The big question is not whether quantum technology is interesting. The question is how it changes the design of secure systems when sensitive data must survive a future shaped by both Quantum Computing and new cryptographic standards. The answer involves more than one tool, more than one timeline, and more than one risk model.
Understanding Quantum Cryptography
Quantum Cryptography uses the rules of quantum mechanics to secure communication, especially by making eavesdropping detectable. The most established example is Quantum Key Distribution, or QKD, which lets two parties generate a shared secret key with properties that are difficult to replicate using classical methods alone.
The physics matters here. In quantum mechanics, measuring a quantum state can change it. That is the key insight behind QKD. If an attacker tries to observe a qubit in transit, the act of measurement can introduce errors that the sender and receiver can notice. This is very different from classical Encryption, where copying bits does not alter them.
Quantum Principles That Make It Work
Two ideas show up again and again in explanations of Quantum Cryptography: superposition and measurement disturbance. Superposition means a quantum system can exist in multiple states until measured. Measurement disturbance means the measurement itself affects the state, which creates a visible signal that something has happened on the line.
That is what makes QKD attractive for high-assurance communications. It is not just hiding the content. It is also detecting whether the channel was observed. For organizations under strict confidentiality requirements, that is a meaningful difference.
- Superposition helps encode information in a way that is hard to copy perfectly.
- Measurement disturbance creates errors when a third party tries to intercept the signal.
- Quantum states can be used to detect interference during key exchange.
Quantum Cryptography Versus Post-Quantum Cryptography
It is easy to confuse quantum cryptography with post-quantum cryptography. They are not the same thing. Quantum cryptography uses quantum physics to secure communication. Post-quantum cryptography uses classical algorithms that are designed to resist attacks from quantum computers.
That distinction matters for planning.
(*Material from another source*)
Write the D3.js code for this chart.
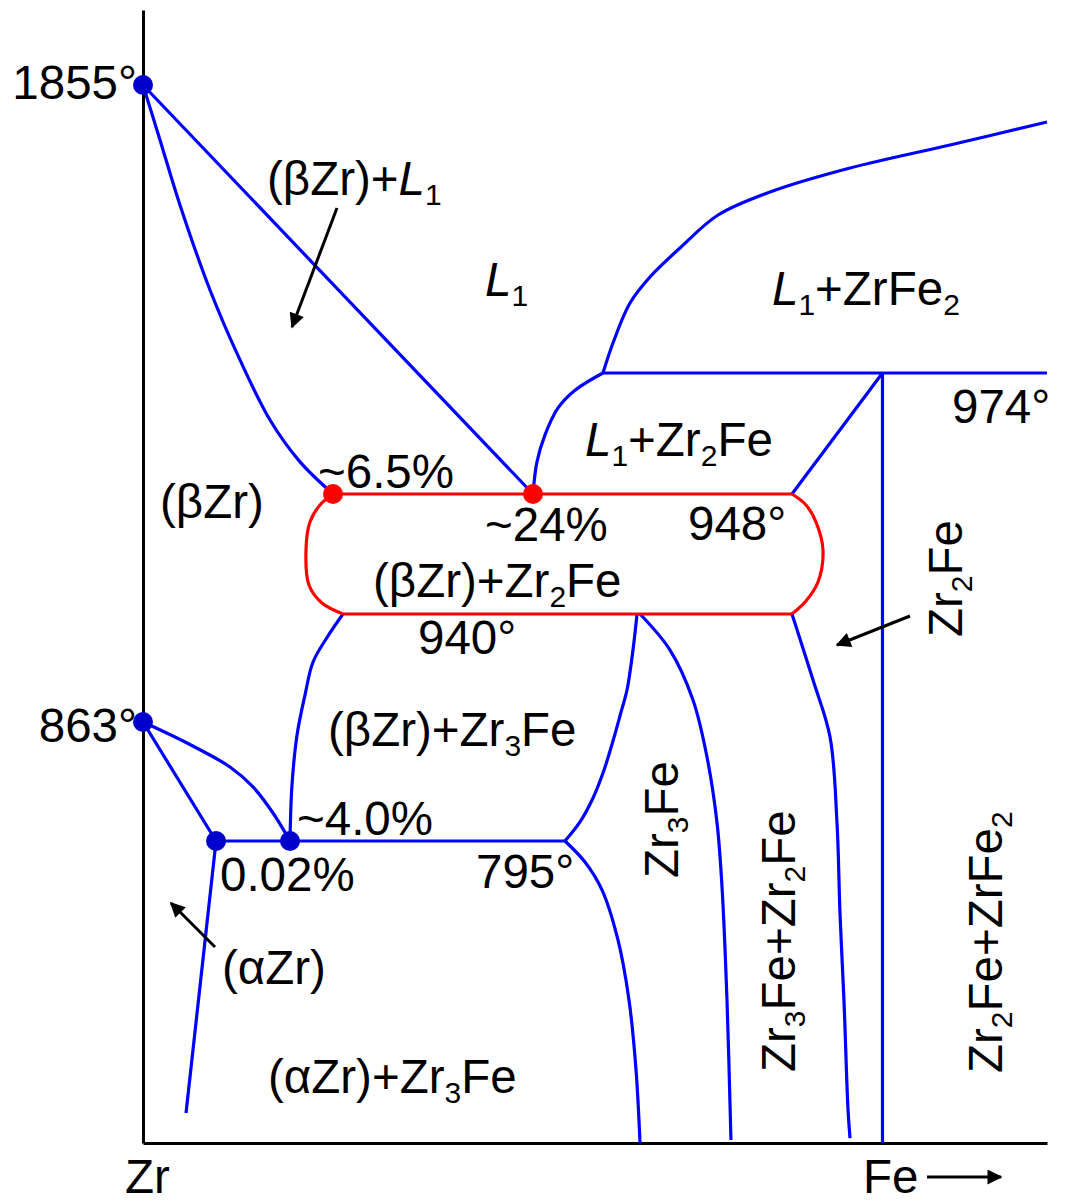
<!DOCTYPE html>
<html>
<head>
<meta charset="utf-8">
<script src="https://cdn.jsdelivr.net/npm/d3@7"></script>
<style>
  body { margin: 0; background: #fff; }
  svg text { font-family: "Liberation Sans", Arial, sans-serif; font-size: 47.5px; fill: #000; }
</style>
</head>
<body>
<script>
// Zr-Fe phase diagram, Zr rich side (schematic, not to scale)
// x = schematic composition (0 = Zr, 100 = right edge of frame)
// y = temperature in degC, the drawing stretches the isotherms so the scale is piecewise

const tempBreaks = [2085, 1855, 974, 948, 940, 863, 795, 600];

// blue phase boundaries
const liquidusBeta = [[0, 1855], [43.14, 948]];
const solidusBeta = [[0, 1855], [1.88, 1686.8], [4.09, 1488], [7.41, 1228], [10.73, 1014],
  [14.05, 963.9], [17.37, 954.9], [21.02, 948]];
const liquidusZr2Fe = [[43.14, 948], [43.58, 954.9], [44.47, 960.7], [45.91, 966.5],
  [47.79, 970.3], [50.88, 974]];
const liquidusZrFe2 = [[50.88, 974], [51.99, 1065.8], [53.87, 1188.1], [56.08, 1267.7],
  [59.4, 1356.4], [63.61, 1457.3], [69.36, 1527.7], [78.21, 1601.1], [89.27, 1671.5], [100, 1741.8]];
const peritectic974 = [[50.88, 974], [100, 974]];
const tieZr2Fe = [[71.79, 948], [81.8, 974]];
const zrFe2Line = [[81.8, 974], [81.8, 600]];
const betaSolvus = [[22.12, 940], [20.46, 924.3], [18.81, 905.8], [17.92, 882.2],
  [17.04, 855.6], [16.48, 827], [16.26, 795]];
const alphaBetaLeft = [[0, 863], [8.08, 795]];
const alphaBetaRight = [[0, 863], [4.87, 851], [9.62, 837.3], [12.17, 825.9], [14.38, 811], [16.26, 795]];
const eutectoid795 = [[8.08, 795], [46.68, 795]];
const zr3FeUpper = [[46.68, 795], [48.34, 805.9], [49.78, 819.6], [51.0, 835.6], [52.02, 852.7],
  [52.88, 870.1], [53.54, 885.8], [54.2, 914.3], [54.65, 940]];
const zr3FeLower = [[46.68, 795], [48.89, 781.4], [50.77, 763.4], [52.54, 731.1], [53.76, 692.3],
  [54.54, 647.1], [54.98, 600]];
const zr3FeRight = [[54.98, 940], [58.3, 914.3], [60.84, 878.7], [62.39, 843], [63.5, 805.3],
  [64.05, 765.3], [64.6, 692.3], [65.04, 601.9]];
const zr2FeLeft = [[71.79, 940], [74.12, 892.9], [76.0, 854.4], [76.77, 805.3], [77.1, 748.5],
  [77.54, 692.3], [77.99, 621.3], [78.21, 603.2]];
const alphaSolvus = [[8.08, 795], [4.76, 619.4]];

// red eutectic loop
const eutectic948 = [[21.02, 948], [71.79, 948]];
const eutectic940 = [[22.12, 940], [71.79, 940]];
const loopLeft = [[21.02, 948], [19.58, 947.27], [18.47, 946.13], [18.03, 944.27],
  [18.36, 941.93], [19.8, 940.73], [22.12, 940]];
const loopRight = [[71.79, 948], [73.34, 947.27], [74.45, 946.13], [75.22, 944.27],
  [74.67, 942.13], [73.34, 940.87], [71.79, 940]];

// invariant points
const bluePoints = [[0, 1855], [0, 863], [8.08, 795], [16.26, 795]];
const redPoints = [[21.02, 948], [43.14, 948]];

// text: *..* = italic, _x = subscript
const axisTemps = ['1855°', '863°'];
const labelTexts = ['(βZr)+*L*_1', '*L*_1', '*L*_1+ZrFe_2', '974°', '*L*_1+Zr_2Fe', '~6.5%',
  '(βZr)', '~24%', '948°', '(βZr)+Zr_2Fe', '940°', '(βZr)+Zr_3Fe', '~4.0%', '0.02%',
  '795°', '(αZr)', '(αZr)+Zr_3Fe', 'Zr', 'Fe'];
const rotatedTexts = ['Zr_2Fe', 'Zr_3Fe', 'Zr_3Fe+Zr_2Fe', 'Zr_2Fe+ZrFe_2'];

const W = 1067;
const H = 1203;

const x = d3.scaleLinear().domain([0, 100]).range([143, 1047]);
const y = d3.scaleLinear().domain(tempBreaks)
  .range([10, 85, 373, 494, 614, 722, 841, 1143]);

const svg = d3.select('body').append('svg')
  .attr('width', W)
  .attr('height', H);

svg.append('defs').append('marker')
  .attr('id', 'head')
  .attr('viewBox', '0 0 10 10')
  .attr('refX', 9)
  .attr('refY', 5)
  .attr('markerUnits', 'userSpaceOnUse')
  .attr('markerWidth', 19)
  .attr('markerHeight', 15)
  .attr('orient', 'auto')
  .append('path')
  .attr('d', 'M0,0L10,5L0,10z')
  .attr('fill', '#000');

// frame (axes without ticks)
svg.append('g')
  .attr('transform', `translate(${x(0)},0)`)
  .call(d3.axisLeft(y).tickValues([]).tickSizeOuter(0))
  .select('.domain').attr('stroke-width', 3);
svg.append('g')
  .attr('transform', `translate(0,${y(600)})`)
  .call(d3.axisBottom(x).tickValues([]).tickSizeOuter(0))
  .select('.domain').attr('stroke-width', 3);

const straight = d3.line().x(d => x(d[0])).y(d => y(d[1]));
const smooth = d3.line().x(d => x(d[0])).y(d => y(d[1])).curve(d3.curveCatmullRom.alpha(0.5));

const blueStraight = [liquidusBeta, peritectic974, tieZr2Fe, zrFe2Line, alphaBetaLeft, eutectoid795, alphaSolvus];
const blueCurves = [solidusBeta, liquidusZr2Fe, liquidusZrFe2, betaSolvus, alphaBetaRight,
  zr3FeUpper, zr3FeLower, zr3FeRight, zr2FeLeft];

svg.append('g').selectAll('path')
  .data(blueStraight)
  .join('path')
  .attr('d', straight)
  .attr('fill', 'none')
  .attr('stroke', '#0000ff')
  .attr('stroke-width', 3.2);

svg.append('g').selectAll('path')
  .data(blueCurves)
  .join('path')
  .attr('d', smooth)
  .attr('fill', 'none')
  .attr('stroke', '#0000ff')
  .attr('stroke-width', 3.2);

svg.append('g').selectAll('path')
  .data([eutectic948, eutectic940])
  .join('path')
  .attr('d', straight)
  .attr('fill', 'none')
  .attr('stroke', '#ff0000')
  .attr('stroke-width', 3.2);

svg.append('g').selectAll('path')
  .data([loopLeft, loopRight])
  .join('path')
  .attr('d', smooth)
  .attr('fill', 'none')
  .attr('stroke', '#ff0000')
  .attr('stroke-width', 3.2);

svg.append('g').selectAll('circle')
  .data(bluePoints)
  .join('circle')
  .attr('cx', d => x(d[0]))
  .attr('cy', d => y(d[1]))
  .attr('r', 10)
  .attr('fill', '#0000cc');

svg.append('g').selectAll('circle')
  .data(redPoints)
  .join('circle')
  .attr('cx', d => x(d[0]))
  .attr('cy', d => y(d[1]))
  .attr('r', 10)
  .attr('fill', '#ff0000');

// pointer arrows
const arrows = [
  [337, 208, 292, 327],
  [910, 616, 837, 645],
  [215, 947, 171, 903],
  [927, 1177, 1001, 1177],
];
svg.append('g').selectAll('line')
  .data(arrows)
  .join('line')
  .attr('x1', d => d[0])
  .attr('y1', d => d[1])
  .attr('x2', d => d[2])
  .attr('y2', d => d[3])
  .attr('stroke', '#000')
  .attr('stroke-width', 3)
  .attr('marker-end', 'url(#head)');

// split a label string into runs
function parseRuns(s) {
  const runs = [];
  let italic = false;
  for (let i = 0; i < s.length; i++) {
    const ch = s[i];
    if (ch === '*') { italic = !italic; continue; }
    if (ch === '_') { runs.push({ t: s[i + 1], it: false, sub: true }); i++; continue; }
    const last = runs[runs.length - 1];
    if (last && !last.sub && last.it === italic) last.t += ch;
    else runs.push({ t: ch, it: italic, sub: false });
  }
  return runs;
}

function addText(px, py, str, opts = {}) {
  const t = svg.append('text')
    .attr('transform', `translate(${px},${py})${opts.rot ? ' rotate(-90)' : ''}`)
    .attr('text-anchor', opts.anchor || 'start');
  let down = false;
  parseRuns(str).forEach((r) => {
    const ts = t.append('tspan').text(r.t);
    if (r.it) ts.style('font-style', 'italic');
    if (r.sub) {
      ts.style('font-size', '30px').attr('dy', down ? null : 10);
      down = true;
    } else if (down) {
      ts.attr('dy', -10);
      down = false;
    }
  });
}

// temperatures on the Zr side
addText(x(0) - 6, y(1855) + 14, axisTemps[0], { anchor: 'end' });
addText(x(0) - 6, y(863) + 20, axisTemps[1], { anchor: 'end' });

const labelPos = [
  [267, 195], [485, 296], [772, 305], [952, 423], [585, 456], [318, 488],
  [160, 518], [485, 541], [688, 540], [373, 597], [418, 654], [328, 746],
  [297, 835], [220, 891], [476, 888], [222, 984], [268, 1093], [125, 1193], [863, 1193],
];
labelTexts.forEach((s, i) => addText(labelPos[i][0], labelPos[i][1], s));

const rotPos = [[962, 637], [678, 878], [795, 1072], [1002, 1073]];
rotatedTexts.forEach((s, i) => addText(rotPos[i][0], rotPos[i][1], s, { rot: true }));
</script>
</body>
</html>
QKD often needs specialized hardware and dedicated links, while post-quantum algorithms can usually be deployed in software, firmware, or standard network stacks. NIST has been driving standardization for post-quantum algorithms through its cryptography project, which is why many security teams treat it as the more scalable near-term path. See NIST Post-Quantum Cryptography.
For a solid grounding in cryptographic concepts and risk-driven security design, the Security+ course at ITU Online IT Training is directly relevant. It helps learners understand why cryptography is only one layer in a broader defense strategy.
Note
Quantum cryptography protects the channel used to exchange keys. Post-quantum cryptography replaces vulnerable classical algorithms with quantum-resistant ones. Most organizations will need to evaluate both.
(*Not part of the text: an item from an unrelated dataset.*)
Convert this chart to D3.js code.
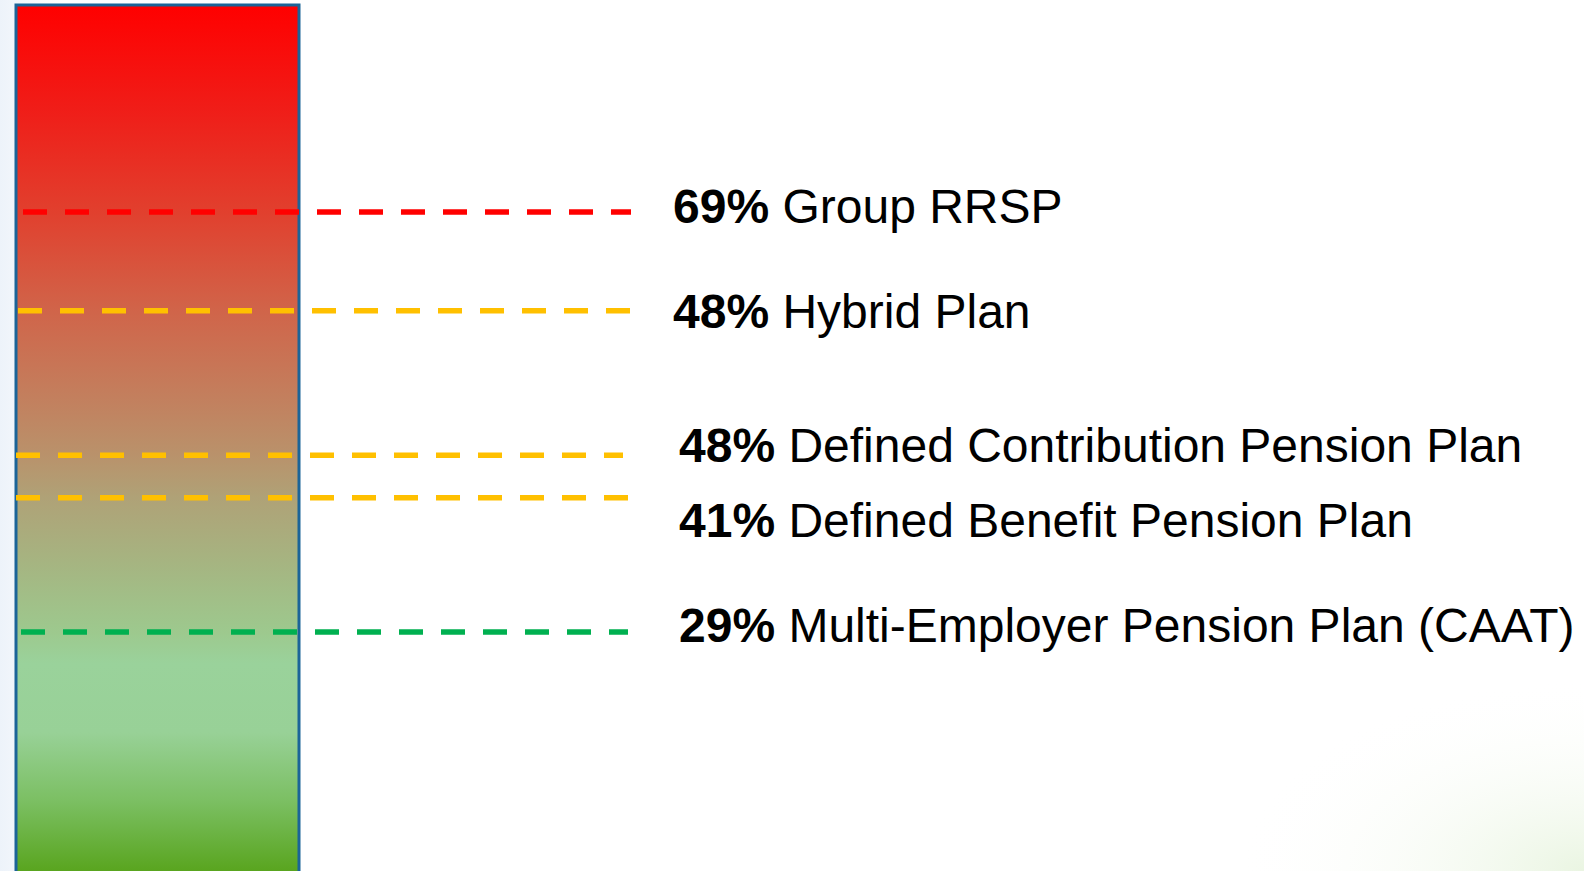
<!DOCTYPE html>
<html>
<head>
<meta charset="utf-8">
<script src="https://cdn.jsdelivr.net/npm/d3@7"></script>
<style>
  html, body { margin: 0; padding: 0; background: #fff; }
  text { font-family: 'Liberation Sans', Arial, sans-serif; }
</style>
</head>
<body>
<div id="chart"></div>
<script>
// plan types and the share for each one
let plans = ['Group RRSP', 'Hybrid Plan', 'Defined Contribution Pension Plan', 'Defined Benefit Pension Plan', 'Multi-Employer Pension Plan (CAAT)']
let shares = [69, 48, 48, 41, 29]
// where each marker sits on the meter (0 = bottom, 100 = top)
let levels = [76.1, 64.7, 48.0, 43.1, 27.6]
let lineColors = ['#ff0000', '#ffc000', '#ffc000', '#ffc000', '#00b050']

let width = 1584
let height = 871

let svg = d3
  .select('#chart')
  .append('svg')
  .attr('width', width)
  .attr('height', height)

let defs = svg.append('defs')

// background tints
let bgLeft = defs.append('linearGradient').attr('id', 'bg-left')
  .attr('x1', 0).attr('x2', 1).attr('y1', 0).attr('y2', 0)
bgLeft.append('stop').attr('offset', 0).attr('stop-color', '#edf3fa')
bgLeft.append('stop').attr('offset', 0.04).attr('stop-color', '#ffffff')

let bgCorner = defs.append('radialGradient').attr('id', 'bg-corner')
  .attr('cx', 1).attr('cy', 1).attr('r', 0.22)
bgCorner.append('stop').attr('offset', 0).attr('stop-color', '#eaf5e2')
bgCorner.append('stop').attr('offset', 1).attr('stop-color', '#ffffff').attr('stop-opacity', 0)

svg.append('rect').attr('width', width).attr('height', height).attr('fill', 'url(#bg-left)')
svg.append('rect').attr('width', width).attr('height', height).attr('fill', 'url(#bg-corner)')

// meter fill, red at the top fading to green at the bottom
let meterTop = 5
let meterBottom = height
let meterGrad = defs.append('linearGradient').attr('id', 'meter')
  .attr('gradientUnits', 'userSpaceOnUse')
  .attr('x1', 0).attr('x2', 0).attr('y1', meterTop).attr('y2', meterBottom)

let stops = [
  [0, '#ff0000'],
  [0.12, '#f01d18'],
  [0.24, '#e1402e'],
  [0.355, '#d0654a'],
  [0.46, '#c2815f'],
  [0.52, '#b9926b'],
  [0.57, '#afa277'],
  [0.65, '#a5b682'],
  [0.725, '#9dc98e'],
  [0.76, '#9ad29b'],
  [0.84, '#98d197'],
  [0.92, '#7bbf62'],
  [1, '#59a51f']
]
stops.forEach(s => {
  meterGrad.append('stop').attr('offset', s[0]).attr('stop-color', s[1])
})

let y = d3.scaleLinear().domain([0, 100]).range([meterBottom, meterTop])

svg
  .append('rect')
  .attr('x', 16)
  .attr('y', meterTop)
  .attr('width', 283)
  .attr('height', meterBottom - meterTop + 10)
  .attr('fill', 'url(#meter)')
  .attr('stroke', '#1b6498')
  .attr('stroke-width', 3)

// dashed markers, slightly different start/end per line like the original
let lineStart = [23, 18, 16, 16, 21]
let lineEnd = [631, 630, 623, 628, 628]

svg
  .selectAll('.marker')
  .data(levels)
  .enter()
  .append('line')
  .attr('class', 'marker')
  .attr('x1', (d, i) => lineStart[i])
  .attr('x2', (d, i) => lineEnd[i])
  .attr('y1', d => y(d))
  .attr('y2', d => y(d))
  .attr('stroke', (d, i) => lineColors[i])
  .attr('stroke-width', 5.5)
  .attr('stroke-dasharray', '24 18')

// labels sit a little below their marker
let labelX = [673, 673, 679, 679, 679]
let labelNudge = [11, 17, 7, 39, 10]

let labels = svg
  .selectAll('.label')
  .data(plans)
  .enter()
  .append('text')
  .attr('class', 'label')
  .attr('x', (d, i) => labelX[i])
  .attr('y', (d, i) => y(levels[i]) + labelNudge[i])
  .attr('font-size', 48)
  .attr('fill', '#000')

labels
  .append('tspan')
  .attr('font-weight', 'bold')
  .text((d, i) => shares[i] + '%')

labels
  .append('tspan')
  .text(d => ' ' + d)
</script>
</body>
</html>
The reason quantum cryptography is considered highly secure in theory is not because it is magic. It is because the security claim is rooted in physics rather than computational hardness. But theoretical security does not automatically translate into operational security. Hardware quality, calibration, distance, and device tampering all matter. That gap is where many real-world deployments struggle.
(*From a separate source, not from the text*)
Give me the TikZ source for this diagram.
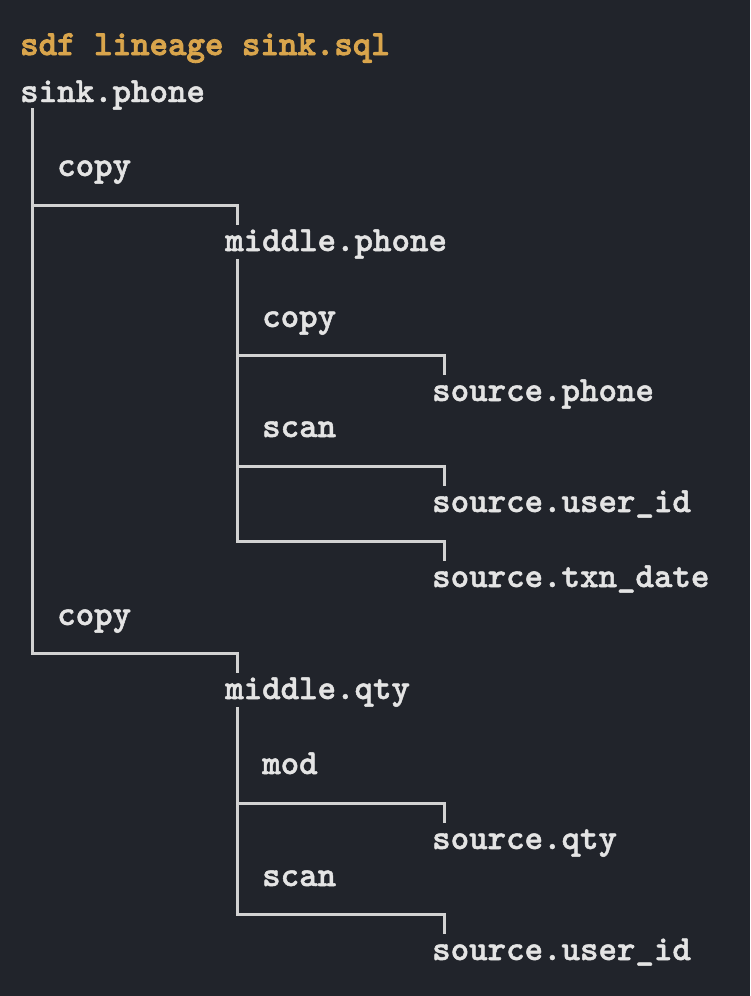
\documentclass[tikz,border=0pt]{standalone}
\usepackage{fontspec}
\setmonofont{lmmonolt10-regular.otf}[BoldFont=lmmonolt10-bold.otf,BoldFeatures={FakeBold=1.4}]
\newfontfamily\headfont{lmmonolt10-bold.otf}[FakeBold=2.4]

\definecolor{bgdark}{HTML}{21242B}
\definecolor{txtwhite}{HTML}{E4E4E4}
\definecolor{linegray}{HTML}{D2D2D2}
\definecolor{titleorange}{HTML}{D9A54C}

\tikzset{
  term/.style={anchor=base west, inner sep=0pt, text=txtwhite,
    font=\fontsize{35.2}{35.2}\selectfont\ttfamily\bfseries},
  op/.style={term},
  edge/.style={draw=linegray, line width=3pt, line cap=rect}
}

\begin{document}
\begin{tikzpicture}[x=1pt,y=-1pt]

\fill[bgdark] (0,0) rectangle (750,996);

\node[term, text=titleorange, font=\fontsize{35.2}{35.2}\selectfont\headfont]
  (title) at (20,55) {sdf lineage sink.sql};

% columns
\node[term] (sink) at (20,102) {sink.phone};

\node[term] (midph) at (225,251) {middle.phone};
\node[term] (srcph) at (432,401) {source.phone};
\node[term] (srcuid) at (432,512) {source.user\_id};
\node[term] (srctxn) at (432,587) {source.txn\_date};

\node[term] (midqty) at (225,699) {middle.qty};
\node[term] (srcqty) at (432,849) {source.qty};
\node[term] (srcuidb) at (432,960) {source.user\_id};

% edge labels
\node[op] (cpya) at (57,176) {copy};
\node[op] (cpyb) at (262,327) {copy};
\node[op] (scna) at (262,437) {scan};
\node[op] (cpyc) at (57,625) {copy};
\node[op] (modq) at (262,774) {mod};
\node[op] (scnb) at (262,886) {scan};

% out / in points
\coordinate (sink-out) at ([xshift=12pt,yshift=-7pt]sink.base west);
\coordinate (midph-out) at ([xshift=12pt,yshift=-9pt]midph.base west);
\coordinate (midqty-out) at ([xshift=12pt,yshift=-9pt]midqty.base west);

\foreach \n in {midph,midqty,srcph,srcuid,srctxn,srcqty,srcuidb}
  \coordinate (\n-in) at ([xshift=12pt,yshift=28pt]\n.base west);

% tree
\draw[edge] (sink-out) |- ([yshift=18pt]midph-in) -- (midph-in);
\draw[edge] (sink-out) |- ([yshift=18pt]midqty-in) -- (midqty-in);

\draw[edge] (midph-out) |- ([yshift=18pt]srcph-in) -- (srcph-in);
\draw[edge] (midph-out) |- ([yshift=18pt]srcuid-in) -- (srcuid-in);
\draw[edge] (midph-out) |- ([yshift=18pt]srctxn-in) -- (srctxn-in);

\draw[edge] (midqty-out) |- ([yshift=18pt]srcqty-in) -- (srcqty-in);
\draw[edge] (midqty-out) |- ([yshift=18pt]srcuidb-in) -- (srcuidb-in);

\end{tikzpicture}
\end{document}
How Quantum Key Distribution Works
Quantum Key Distribution is the best-known practical application of Quantum Cryptography. Instead of sending the encrypted message itself, the system uses quantum signals to create a shared secret key. The actual data can then be encrypted with a conventional symmetric algorithm such as AES, which is fast and practical for large volumes of traffic.
That design choice is important. QKD is not usually used to encrypt every packet of a corporate network directly. It is used to protect the key exchange process, because key exchange is where many classical cryptographic systems are most exposed to interception or future decryption by Quantum Computing.
Step-by-Step Flow of QKD
- Qubits are prepared by the sender using different quantum states.
- The receiver measures those states using a chosen basis.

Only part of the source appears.